YOUR GOAL:
Leave out the pictures and return every entry exactly as it appears.

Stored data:
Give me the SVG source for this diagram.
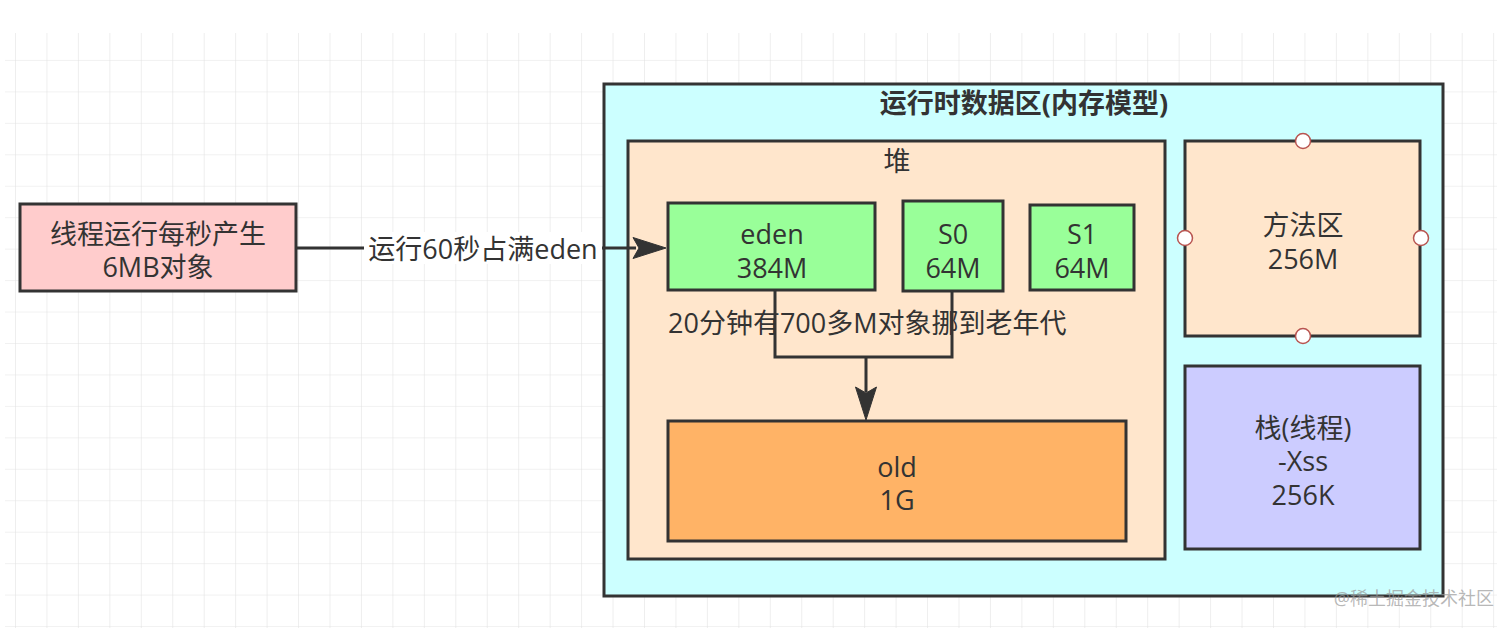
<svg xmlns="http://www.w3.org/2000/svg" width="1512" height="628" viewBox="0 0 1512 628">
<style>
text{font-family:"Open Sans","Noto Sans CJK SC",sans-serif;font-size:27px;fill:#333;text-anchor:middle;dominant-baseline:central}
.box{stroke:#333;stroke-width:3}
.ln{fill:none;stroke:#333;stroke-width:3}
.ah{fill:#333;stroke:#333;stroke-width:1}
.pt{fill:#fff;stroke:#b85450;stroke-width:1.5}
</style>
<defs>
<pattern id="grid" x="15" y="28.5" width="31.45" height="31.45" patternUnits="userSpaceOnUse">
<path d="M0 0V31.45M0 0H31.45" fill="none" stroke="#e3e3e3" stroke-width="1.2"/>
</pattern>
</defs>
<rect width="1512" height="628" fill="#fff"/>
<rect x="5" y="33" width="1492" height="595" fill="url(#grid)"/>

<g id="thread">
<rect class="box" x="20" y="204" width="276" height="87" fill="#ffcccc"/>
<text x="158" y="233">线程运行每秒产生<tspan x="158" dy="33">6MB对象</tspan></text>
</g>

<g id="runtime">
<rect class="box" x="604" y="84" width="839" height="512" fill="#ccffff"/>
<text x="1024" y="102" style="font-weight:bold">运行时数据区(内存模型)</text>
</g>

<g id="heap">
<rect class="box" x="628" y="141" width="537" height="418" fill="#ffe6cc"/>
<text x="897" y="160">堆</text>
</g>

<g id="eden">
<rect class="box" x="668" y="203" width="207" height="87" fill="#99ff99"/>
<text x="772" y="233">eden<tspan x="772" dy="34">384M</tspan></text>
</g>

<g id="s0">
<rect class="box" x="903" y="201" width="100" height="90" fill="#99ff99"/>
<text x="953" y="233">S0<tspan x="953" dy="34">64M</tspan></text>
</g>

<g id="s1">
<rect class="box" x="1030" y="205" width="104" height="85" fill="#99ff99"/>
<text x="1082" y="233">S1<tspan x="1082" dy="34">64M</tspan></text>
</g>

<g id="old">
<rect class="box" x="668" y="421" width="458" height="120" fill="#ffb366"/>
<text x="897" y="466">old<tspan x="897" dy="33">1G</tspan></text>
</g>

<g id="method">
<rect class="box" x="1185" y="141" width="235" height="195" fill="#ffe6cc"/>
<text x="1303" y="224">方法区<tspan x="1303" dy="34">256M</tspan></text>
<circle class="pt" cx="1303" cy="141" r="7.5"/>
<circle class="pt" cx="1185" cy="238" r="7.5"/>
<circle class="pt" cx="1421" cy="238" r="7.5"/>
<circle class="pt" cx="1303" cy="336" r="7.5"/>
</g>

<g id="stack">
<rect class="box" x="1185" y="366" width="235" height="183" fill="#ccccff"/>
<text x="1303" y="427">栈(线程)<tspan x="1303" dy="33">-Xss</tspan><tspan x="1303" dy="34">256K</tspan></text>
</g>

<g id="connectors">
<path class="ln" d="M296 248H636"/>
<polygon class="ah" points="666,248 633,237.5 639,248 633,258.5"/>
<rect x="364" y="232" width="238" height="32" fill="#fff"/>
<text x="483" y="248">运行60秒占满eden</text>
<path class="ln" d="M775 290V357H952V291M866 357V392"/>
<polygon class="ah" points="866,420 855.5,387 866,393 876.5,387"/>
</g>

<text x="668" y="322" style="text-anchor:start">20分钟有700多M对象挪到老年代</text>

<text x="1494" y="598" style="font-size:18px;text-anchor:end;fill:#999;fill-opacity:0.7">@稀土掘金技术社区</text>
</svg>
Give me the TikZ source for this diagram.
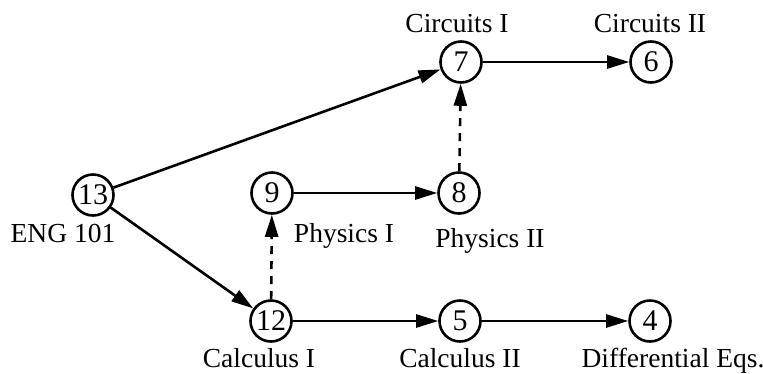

THE SOLUTION:
Give me the SVG source for this diagram.
<svg xmlns="http://www.w3.org/2000/svg" width="1512" height="628" viewBox="0 0 1512 628">
<style>
text{font-family:"Open Sans","Noto Sans CJK SC",sans-serif;font-size:27px;fill:#333;text-anchor:middle;dominant-baseline:central}
.box{stroke:#333;stroke-width:3}
.ln{fill:none;stroke:#333;stroke-width:3}
.ah{fill:#333;stroke:#333;stroke-width:1}
.pt{fill:#fff;stroke:#b85450;stroke-width:1.5}
</style>
<defs>
<pattern id="grid" x="15" y="28.5" width="31.45" height="31.45" patternUnits="userSpaceOnUse">
<path d="M0 0V31.45M0 0H31.45" fill="none" stroke="#e3e3e3" stroke-width="1.2"/>
</pattern>
</defs>
<rect width="1512" height="628" fill="#fff"/>
<rect x="5" y="33" width="1492" height="595" fill="url(#grid)"/>

<g id="thread">
<rect class="box" x="20" y="204" width="276" height="87" fill="#ffcccc"/>
<text x="158" y="233">线程运行每秒产生<tspan x="158" dy="33">6MB对象</tspan></text>
</g>

<g id="runtime">
<rect class="box" x="604" y="84" width="839" height="512" fill="#ccffff"/>
<text x="1024" y="102" style="font-weight:bold">运行时数据区(内存模型)</text>
</g>

<g id="heap">
<rect class="box" x="628" y="141" width="537" height="418" fill="#ffe6cc"/>
<text x="897" y="160">堆</text>
</g>

<g id="eden">
<rect class="box" x="668" y="203" width="207" height="87" fill="#99ff99"/>
<text x="772" y="233">eden<tspan x="772" dy="34">384M</tspan></text>
</g>

<g id="s0">
<rect class="box" x="903" y="201" width="100" height="90" fill="#99ff99"/>
<text x="953" y="233">S0<tspan x="953" dy="34">64M</tspan></text>
</g>

<g id="s1">
<rect class="box" x="1030" y="205" width="104" height="85" fill="#99ff99"/>
<text x="1082" y="233">S1<tspan x="1082" dy="34">64M</tspan></text>
</g>

<g id="old">
<rect class="box" x="668" y="421" width="458" height="120" fill="#ffb366"/>
<text x="897" y="466">old<tspan x="897" dy="33">1G</tspan></text>
</g>

<g id="method">
<rect class="box" x="1185" y="141" width="235" height="195" fill="#ffe6cc"/>
<text x="1303" y="224">方法区<tspan x="1303" dy="34">256M</tspan></text>
<circle class="pt" cx="1303" cy="141" r="7.5"/>
<circle class="pt" cx="1185" cy="238" r="7.5"/>
<circle class="pt" cx="1421" cy="238" r="7.5"/>
<circle class="pt" cx="1303" cy="336" r="7.5"/>
</g>

<g id="stack">
<rect class="box" x="1185" y="366" width="235" height="183" fill="#ccccff"/>
<text x="1303" y="427">栈(线程)<tspan x="1303" dy="33">-Xss</tspan><tspan x="1303" dy="34">256K</tspan></text>
</g>

<g id="connectors">
<path class="ln" d="M296 248H636"/>
<polygon class="ah" points="666,248 633,237.5 639,248 633,258.5"/>
<rect x="364" y="232" width="238" height="32" fill="#fff"/>
<text x="483" y="248">运行60秒占满eden</text>
<path class="ln" d="M775 290V357H952V291M866 357V392"/>
<polygon class="ah" points="866,420 855.5,387 866,393 876.5,387"/>
</g>

<text x="668" y="322" style="text-anchor:start">20分钟有700多M对象挪到老年代</text>

<text x="1494" y="598" style="font-size:18px;text-anchor:end;fill:#999;fill-opacity:0.7">@稀土掘金技术社区</text>
</svg>
Give me the TikZ source for this diagram.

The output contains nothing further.